SHORT TASK:
Pictures are to be left out. Copy exactly the lines from the one containing "Rebuild this chart" to the one containing "domainColor=LINE, domainWidth=1)", both ends kept.

INFORMATION SUPPLIED:
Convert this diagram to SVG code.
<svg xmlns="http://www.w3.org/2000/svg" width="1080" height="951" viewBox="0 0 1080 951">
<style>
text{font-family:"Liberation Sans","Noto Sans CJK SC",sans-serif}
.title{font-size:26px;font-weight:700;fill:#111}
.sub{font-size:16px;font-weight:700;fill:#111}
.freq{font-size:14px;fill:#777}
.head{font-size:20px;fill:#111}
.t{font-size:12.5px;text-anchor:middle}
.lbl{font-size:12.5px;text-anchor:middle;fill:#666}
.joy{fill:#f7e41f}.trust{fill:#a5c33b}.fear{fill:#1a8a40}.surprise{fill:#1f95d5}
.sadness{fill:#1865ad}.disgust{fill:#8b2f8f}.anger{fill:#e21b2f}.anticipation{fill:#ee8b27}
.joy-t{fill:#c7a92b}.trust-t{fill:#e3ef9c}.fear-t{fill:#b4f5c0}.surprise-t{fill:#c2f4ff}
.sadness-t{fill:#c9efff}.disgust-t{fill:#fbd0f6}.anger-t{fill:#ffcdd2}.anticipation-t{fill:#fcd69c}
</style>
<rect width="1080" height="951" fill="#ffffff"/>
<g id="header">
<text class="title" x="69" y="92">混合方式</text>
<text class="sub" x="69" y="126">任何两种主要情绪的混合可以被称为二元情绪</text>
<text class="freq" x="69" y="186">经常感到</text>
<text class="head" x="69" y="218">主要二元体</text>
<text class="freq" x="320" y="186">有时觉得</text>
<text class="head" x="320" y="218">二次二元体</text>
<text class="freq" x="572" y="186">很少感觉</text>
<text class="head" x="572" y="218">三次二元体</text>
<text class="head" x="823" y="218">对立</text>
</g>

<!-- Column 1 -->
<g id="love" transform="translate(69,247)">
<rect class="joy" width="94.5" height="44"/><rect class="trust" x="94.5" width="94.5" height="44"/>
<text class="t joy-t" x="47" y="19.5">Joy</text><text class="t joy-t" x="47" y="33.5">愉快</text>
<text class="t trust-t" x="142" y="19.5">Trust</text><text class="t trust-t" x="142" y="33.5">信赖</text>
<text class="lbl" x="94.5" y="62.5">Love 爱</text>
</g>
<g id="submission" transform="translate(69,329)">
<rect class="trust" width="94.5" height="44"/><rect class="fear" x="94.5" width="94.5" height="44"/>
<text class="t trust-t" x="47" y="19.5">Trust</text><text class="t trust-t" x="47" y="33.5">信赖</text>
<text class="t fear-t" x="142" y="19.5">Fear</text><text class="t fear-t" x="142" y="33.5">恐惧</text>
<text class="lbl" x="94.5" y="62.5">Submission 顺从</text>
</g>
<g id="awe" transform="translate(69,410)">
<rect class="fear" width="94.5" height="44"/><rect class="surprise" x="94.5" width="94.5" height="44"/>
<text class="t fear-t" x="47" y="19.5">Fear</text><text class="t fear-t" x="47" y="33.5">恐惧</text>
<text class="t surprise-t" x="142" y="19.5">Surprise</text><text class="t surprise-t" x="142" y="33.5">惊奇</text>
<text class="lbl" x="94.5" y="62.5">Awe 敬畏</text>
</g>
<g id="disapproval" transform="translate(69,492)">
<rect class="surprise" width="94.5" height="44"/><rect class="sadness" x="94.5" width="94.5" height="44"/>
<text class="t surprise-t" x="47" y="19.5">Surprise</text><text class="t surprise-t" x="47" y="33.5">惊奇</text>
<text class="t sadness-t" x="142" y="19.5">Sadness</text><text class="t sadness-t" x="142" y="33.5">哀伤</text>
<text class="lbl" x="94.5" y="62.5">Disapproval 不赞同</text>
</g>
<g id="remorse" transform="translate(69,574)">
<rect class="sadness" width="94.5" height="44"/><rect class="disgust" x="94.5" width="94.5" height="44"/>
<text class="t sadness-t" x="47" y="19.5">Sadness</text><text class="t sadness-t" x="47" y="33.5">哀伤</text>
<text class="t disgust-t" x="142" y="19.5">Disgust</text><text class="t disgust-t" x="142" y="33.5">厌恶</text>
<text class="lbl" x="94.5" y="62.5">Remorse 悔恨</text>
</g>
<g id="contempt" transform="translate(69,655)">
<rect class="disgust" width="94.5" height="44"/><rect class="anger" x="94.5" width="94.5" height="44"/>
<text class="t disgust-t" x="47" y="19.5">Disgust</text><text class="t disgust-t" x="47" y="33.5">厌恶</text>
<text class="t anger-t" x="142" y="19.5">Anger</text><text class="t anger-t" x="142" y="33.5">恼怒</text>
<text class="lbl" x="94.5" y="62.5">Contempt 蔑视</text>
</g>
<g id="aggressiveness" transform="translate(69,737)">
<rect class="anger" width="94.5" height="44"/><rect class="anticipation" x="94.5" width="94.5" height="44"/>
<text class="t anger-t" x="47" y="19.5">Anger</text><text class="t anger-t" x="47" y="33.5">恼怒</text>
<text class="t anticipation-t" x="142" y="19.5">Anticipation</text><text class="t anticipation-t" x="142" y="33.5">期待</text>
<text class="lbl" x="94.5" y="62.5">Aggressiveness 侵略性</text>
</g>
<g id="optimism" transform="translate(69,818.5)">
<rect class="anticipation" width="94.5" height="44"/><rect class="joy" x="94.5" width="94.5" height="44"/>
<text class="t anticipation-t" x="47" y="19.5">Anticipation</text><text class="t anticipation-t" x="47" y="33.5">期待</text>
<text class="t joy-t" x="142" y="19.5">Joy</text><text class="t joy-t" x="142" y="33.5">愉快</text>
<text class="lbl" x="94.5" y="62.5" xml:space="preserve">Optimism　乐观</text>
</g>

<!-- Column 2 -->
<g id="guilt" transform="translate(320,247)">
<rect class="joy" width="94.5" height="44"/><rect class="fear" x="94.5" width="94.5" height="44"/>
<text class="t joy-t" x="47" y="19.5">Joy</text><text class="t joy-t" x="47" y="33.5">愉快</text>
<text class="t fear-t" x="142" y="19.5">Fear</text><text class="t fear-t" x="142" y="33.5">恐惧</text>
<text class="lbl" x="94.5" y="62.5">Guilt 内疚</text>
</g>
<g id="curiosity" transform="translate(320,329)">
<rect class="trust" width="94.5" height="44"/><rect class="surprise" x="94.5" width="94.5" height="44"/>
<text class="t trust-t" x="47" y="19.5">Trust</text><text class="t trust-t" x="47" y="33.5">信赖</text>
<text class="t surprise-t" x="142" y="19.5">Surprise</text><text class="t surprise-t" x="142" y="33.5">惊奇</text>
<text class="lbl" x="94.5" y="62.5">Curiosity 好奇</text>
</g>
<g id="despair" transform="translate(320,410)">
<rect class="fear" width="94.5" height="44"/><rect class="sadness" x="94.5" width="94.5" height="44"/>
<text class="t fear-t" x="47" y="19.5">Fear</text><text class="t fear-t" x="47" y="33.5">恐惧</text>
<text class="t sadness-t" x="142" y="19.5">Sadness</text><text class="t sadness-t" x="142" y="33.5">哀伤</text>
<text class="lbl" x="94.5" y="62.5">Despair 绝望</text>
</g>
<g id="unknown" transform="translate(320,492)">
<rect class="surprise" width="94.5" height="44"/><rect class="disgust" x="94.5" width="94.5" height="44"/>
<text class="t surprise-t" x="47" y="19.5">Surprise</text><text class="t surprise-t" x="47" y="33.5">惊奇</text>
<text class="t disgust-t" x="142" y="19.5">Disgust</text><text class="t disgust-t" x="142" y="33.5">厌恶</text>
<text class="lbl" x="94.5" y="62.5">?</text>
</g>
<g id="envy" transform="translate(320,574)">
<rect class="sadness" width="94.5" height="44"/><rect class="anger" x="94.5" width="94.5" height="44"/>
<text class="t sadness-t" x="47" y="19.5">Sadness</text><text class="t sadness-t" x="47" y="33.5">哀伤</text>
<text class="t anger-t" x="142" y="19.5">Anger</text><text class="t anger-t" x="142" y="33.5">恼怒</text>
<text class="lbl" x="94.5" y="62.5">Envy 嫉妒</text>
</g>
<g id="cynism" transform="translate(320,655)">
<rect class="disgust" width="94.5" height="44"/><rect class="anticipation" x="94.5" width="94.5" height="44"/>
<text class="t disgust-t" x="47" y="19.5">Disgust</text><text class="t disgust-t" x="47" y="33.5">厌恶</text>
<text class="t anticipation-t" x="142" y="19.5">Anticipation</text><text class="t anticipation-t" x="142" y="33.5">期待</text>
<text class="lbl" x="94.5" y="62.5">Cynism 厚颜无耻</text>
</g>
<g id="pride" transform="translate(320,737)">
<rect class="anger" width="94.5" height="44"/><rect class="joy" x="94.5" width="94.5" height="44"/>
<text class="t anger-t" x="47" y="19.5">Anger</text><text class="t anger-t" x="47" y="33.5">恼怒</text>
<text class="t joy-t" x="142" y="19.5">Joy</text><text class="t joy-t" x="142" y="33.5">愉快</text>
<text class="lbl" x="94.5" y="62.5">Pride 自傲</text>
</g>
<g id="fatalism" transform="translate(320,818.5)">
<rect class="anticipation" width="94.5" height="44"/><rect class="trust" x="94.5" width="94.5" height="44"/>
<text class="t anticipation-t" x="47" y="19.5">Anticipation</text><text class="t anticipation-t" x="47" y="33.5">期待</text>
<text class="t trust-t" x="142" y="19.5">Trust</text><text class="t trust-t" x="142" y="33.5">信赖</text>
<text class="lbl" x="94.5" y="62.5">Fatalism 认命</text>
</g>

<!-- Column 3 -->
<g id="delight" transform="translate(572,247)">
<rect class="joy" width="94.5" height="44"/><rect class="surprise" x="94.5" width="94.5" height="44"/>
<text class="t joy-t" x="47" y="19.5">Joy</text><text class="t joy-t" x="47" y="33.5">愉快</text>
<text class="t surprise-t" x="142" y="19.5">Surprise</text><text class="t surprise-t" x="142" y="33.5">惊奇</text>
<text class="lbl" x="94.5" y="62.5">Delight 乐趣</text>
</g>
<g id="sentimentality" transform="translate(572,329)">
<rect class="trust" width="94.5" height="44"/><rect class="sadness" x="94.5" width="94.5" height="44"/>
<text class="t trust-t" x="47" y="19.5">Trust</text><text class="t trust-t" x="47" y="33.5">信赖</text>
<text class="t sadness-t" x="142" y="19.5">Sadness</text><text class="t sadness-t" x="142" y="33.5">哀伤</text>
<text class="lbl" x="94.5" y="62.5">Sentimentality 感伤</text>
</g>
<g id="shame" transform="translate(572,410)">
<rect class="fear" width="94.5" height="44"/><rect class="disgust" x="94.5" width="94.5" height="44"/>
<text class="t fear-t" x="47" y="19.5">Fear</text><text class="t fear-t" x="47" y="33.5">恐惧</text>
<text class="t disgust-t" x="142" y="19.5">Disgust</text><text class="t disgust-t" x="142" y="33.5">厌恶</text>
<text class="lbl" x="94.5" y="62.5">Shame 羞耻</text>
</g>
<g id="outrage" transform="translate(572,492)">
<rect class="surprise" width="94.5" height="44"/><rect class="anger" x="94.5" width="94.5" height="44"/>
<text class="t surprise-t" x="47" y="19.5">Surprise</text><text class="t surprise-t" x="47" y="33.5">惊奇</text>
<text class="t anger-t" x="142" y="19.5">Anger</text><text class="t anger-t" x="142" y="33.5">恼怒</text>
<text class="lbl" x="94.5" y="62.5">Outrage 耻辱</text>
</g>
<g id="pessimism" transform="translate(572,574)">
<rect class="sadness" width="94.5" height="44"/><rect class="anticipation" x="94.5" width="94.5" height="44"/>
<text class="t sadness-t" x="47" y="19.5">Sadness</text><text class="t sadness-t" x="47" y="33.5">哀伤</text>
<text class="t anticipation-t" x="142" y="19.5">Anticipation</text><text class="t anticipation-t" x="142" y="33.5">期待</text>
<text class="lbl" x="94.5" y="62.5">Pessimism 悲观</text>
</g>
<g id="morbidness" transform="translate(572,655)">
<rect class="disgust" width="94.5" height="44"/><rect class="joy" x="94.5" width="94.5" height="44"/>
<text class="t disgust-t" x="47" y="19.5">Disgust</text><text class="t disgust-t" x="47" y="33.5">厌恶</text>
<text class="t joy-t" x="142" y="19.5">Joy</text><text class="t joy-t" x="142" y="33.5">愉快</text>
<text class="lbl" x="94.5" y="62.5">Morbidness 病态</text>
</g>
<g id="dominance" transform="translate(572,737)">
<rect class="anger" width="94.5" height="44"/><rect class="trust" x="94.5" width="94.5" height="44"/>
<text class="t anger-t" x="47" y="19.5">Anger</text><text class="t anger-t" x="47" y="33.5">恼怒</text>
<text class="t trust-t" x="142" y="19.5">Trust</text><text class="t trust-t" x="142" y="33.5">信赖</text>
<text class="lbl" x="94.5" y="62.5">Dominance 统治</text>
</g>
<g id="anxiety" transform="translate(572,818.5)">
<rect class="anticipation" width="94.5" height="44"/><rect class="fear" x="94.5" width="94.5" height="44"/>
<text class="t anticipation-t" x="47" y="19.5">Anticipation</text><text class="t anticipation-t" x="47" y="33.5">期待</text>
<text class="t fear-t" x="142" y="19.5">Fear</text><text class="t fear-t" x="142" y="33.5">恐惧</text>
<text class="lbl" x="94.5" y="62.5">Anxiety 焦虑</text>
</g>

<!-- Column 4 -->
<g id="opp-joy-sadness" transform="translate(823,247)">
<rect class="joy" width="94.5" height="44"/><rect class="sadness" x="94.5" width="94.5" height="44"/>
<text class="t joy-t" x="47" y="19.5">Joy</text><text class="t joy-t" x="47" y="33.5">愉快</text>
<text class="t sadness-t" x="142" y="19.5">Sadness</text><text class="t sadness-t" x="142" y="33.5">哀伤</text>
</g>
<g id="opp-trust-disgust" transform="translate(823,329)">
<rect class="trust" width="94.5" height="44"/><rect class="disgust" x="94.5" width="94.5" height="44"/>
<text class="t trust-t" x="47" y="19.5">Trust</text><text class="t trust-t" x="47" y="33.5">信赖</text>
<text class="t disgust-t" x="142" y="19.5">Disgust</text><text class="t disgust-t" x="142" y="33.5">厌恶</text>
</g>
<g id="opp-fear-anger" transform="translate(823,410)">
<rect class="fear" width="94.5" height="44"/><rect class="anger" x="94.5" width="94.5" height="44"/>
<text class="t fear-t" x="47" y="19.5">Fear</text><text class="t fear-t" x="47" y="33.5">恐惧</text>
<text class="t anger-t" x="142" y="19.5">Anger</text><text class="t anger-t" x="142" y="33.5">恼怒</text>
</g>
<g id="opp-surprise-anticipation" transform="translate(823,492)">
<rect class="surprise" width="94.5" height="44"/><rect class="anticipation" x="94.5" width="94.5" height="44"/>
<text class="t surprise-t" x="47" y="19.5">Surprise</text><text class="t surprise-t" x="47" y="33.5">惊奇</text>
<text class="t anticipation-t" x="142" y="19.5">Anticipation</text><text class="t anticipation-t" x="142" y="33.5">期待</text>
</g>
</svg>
==
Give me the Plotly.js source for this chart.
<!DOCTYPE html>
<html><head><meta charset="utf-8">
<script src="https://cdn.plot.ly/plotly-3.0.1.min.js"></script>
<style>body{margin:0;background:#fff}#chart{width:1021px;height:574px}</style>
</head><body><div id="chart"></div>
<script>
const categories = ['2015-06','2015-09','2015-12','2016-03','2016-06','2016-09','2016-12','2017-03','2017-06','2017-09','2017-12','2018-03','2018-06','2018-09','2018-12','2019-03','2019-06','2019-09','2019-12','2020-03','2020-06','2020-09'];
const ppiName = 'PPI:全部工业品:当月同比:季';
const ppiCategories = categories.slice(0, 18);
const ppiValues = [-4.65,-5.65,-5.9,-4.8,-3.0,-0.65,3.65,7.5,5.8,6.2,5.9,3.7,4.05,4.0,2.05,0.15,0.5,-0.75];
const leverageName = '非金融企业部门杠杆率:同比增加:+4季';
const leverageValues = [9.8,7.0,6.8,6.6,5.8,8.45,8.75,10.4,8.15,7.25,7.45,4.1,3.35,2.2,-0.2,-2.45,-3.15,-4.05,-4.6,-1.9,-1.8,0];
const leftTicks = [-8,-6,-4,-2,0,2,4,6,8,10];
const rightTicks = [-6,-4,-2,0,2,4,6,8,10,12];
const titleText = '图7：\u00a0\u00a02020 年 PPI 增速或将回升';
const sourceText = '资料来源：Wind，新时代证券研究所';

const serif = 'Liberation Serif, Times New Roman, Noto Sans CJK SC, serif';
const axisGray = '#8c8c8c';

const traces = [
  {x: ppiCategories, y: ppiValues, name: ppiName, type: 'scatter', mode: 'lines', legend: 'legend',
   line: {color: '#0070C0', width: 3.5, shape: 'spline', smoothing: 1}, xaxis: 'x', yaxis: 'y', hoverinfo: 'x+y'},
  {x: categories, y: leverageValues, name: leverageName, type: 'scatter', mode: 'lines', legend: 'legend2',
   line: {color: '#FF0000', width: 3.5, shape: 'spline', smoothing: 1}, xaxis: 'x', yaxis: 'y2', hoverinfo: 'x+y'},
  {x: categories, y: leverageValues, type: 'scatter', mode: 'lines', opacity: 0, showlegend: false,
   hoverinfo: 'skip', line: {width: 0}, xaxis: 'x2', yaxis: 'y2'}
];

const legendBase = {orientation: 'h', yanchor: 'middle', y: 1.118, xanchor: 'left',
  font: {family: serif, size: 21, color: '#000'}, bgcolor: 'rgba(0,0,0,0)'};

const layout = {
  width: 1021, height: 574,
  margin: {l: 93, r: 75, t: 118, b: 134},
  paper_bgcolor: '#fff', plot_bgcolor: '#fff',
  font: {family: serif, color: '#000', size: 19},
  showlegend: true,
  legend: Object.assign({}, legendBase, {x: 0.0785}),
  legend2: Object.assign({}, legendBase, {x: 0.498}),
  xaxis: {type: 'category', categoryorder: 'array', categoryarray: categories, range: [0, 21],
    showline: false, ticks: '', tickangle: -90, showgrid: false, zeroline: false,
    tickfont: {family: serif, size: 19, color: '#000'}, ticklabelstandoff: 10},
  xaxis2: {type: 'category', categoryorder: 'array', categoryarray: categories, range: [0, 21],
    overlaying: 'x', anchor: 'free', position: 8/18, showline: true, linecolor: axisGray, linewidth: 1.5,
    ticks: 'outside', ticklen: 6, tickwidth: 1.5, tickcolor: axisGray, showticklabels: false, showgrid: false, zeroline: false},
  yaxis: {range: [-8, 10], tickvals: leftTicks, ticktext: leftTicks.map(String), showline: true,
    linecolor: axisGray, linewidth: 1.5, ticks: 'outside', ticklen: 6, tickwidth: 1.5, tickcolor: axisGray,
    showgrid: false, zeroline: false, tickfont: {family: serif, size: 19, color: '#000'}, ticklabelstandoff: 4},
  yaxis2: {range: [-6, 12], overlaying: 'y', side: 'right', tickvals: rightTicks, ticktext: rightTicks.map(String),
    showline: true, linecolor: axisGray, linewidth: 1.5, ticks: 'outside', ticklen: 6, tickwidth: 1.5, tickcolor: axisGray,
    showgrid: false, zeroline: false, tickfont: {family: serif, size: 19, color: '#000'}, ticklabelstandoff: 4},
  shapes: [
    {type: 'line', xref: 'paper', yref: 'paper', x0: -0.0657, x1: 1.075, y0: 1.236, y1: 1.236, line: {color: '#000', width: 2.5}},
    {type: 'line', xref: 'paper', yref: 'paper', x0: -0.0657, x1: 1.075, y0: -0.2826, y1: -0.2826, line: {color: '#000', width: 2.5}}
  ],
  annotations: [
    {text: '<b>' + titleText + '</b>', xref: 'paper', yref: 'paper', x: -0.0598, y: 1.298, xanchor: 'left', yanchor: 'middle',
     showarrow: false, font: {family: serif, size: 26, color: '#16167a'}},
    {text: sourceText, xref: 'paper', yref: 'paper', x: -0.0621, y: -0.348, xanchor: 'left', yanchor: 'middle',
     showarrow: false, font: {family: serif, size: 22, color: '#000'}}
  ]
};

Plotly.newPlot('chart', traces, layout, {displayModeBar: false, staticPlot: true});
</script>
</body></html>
--
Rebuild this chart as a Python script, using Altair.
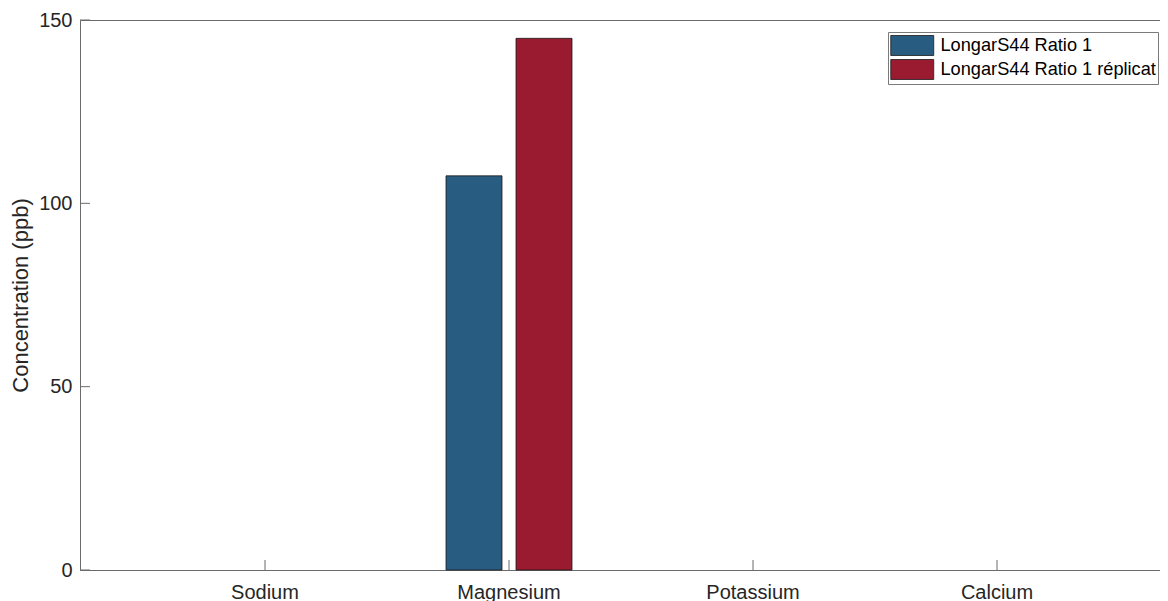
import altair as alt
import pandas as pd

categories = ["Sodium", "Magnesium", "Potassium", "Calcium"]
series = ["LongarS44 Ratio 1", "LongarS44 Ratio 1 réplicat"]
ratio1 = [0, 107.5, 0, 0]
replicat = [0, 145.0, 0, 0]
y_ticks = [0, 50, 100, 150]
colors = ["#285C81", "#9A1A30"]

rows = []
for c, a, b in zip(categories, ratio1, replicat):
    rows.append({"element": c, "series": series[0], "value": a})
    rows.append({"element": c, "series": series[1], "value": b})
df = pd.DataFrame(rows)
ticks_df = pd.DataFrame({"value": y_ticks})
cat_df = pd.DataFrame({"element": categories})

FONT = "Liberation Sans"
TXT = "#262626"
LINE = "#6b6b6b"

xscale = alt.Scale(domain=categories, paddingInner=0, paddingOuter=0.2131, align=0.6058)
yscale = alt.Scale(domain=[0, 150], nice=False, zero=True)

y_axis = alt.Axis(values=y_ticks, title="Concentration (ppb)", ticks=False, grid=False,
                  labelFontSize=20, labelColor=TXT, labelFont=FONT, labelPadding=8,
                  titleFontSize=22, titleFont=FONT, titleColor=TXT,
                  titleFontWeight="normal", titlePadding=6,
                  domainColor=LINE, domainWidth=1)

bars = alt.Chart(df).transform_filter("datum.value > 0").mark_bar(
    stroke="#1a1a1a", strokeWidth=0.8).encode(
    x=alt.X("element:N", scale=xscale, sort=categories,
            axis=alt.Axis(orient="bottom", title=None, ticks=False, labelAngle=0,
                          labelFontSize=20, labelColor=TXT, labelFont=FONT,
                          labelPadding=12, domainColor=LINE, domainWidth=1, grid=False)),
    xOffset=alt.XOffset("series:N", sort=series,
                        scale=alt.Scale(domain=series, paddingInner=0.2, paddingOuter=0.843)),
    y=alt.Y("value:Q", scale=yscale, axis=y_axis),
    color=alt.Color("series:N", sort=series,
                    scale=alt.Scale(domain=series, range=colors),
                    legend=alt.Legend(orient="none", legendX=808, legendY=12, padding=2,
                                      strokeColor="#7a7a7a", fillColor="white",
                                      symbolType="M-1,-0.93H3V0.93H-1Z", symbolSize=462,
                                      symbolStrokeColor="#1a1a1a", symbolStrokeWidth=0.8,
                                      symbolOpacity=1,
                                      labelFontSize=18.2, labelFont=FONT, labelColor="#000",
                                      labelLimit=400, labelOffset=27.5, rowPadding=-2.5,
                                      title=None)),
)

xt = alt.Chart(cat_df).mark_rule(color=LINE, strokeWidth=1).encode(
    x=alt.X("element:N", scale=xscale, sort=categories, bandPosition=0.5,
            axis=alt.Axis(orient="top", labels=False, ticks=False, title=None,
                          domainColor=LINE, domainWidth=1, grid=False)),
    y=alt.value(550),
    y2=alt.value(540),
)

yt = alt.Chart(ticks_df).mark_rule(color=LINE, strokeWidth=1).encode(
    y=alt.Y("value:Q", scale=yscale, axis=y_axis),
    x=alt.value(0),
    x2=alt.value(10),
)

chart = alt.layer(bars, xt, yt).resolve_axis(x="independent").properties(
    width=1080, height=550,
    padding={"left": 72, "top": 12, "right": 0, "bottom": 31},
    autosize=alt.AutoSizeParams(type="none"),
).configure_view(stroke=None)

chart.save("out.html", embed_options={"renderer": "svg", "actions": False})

RESULT:
Rebuild this chart as a Python script, using Altair.
import altair as alt
import pandas as pd

categories = ["Sodium", "Magnesium", "Potassium", "Calcium"]
series = ["LongarS44 Ratio 1", "LongarS44 Ratio 1 réplicat"]
ratio1 = [0, 107.5, 0, 0]
replicat = [0, 145.0, 0, 0]
y_ticks = [0, 50, 100, 150]
colors = ["#285C81", "#9A1A30"]

rows = []
for c, a, b in zip(categories, ratio1, replicat):
    rows.append({"element": c, "series": series[0], "value": a})
    rows.append({"element": c, "series": series[1], "value": b})
df = pd.DataFrame(rows)
ticks_df = pd.DataFrame({"value": y_ticks})
cat_df = pd.DataFrame({"element": categories})

FONT = "Liberation Sans"
TXT = "#262626"
LINE = "#6b6b6b"

xscale = alt.Scale(domain=categories, paddingInner=0, paddingOuter=0.2131, align=0.6058)
yscale = alt.Scale(domain=[0, 150], nice=False, zero=True)

y_axis = alt.Axis(values=y_ticks, title="Concentration (ppb)", ticks=False, grid=False,
                  labelFontSize=20, labelColor=TXT, labelFont=FONT, labelPadding=8,
                  titleFontSize=22, titleFont=FONT, titleColor=TXT,
                  titleFontWeight="normal", titlePadding=6,
                  domainColor=LINE, domainWidth=1)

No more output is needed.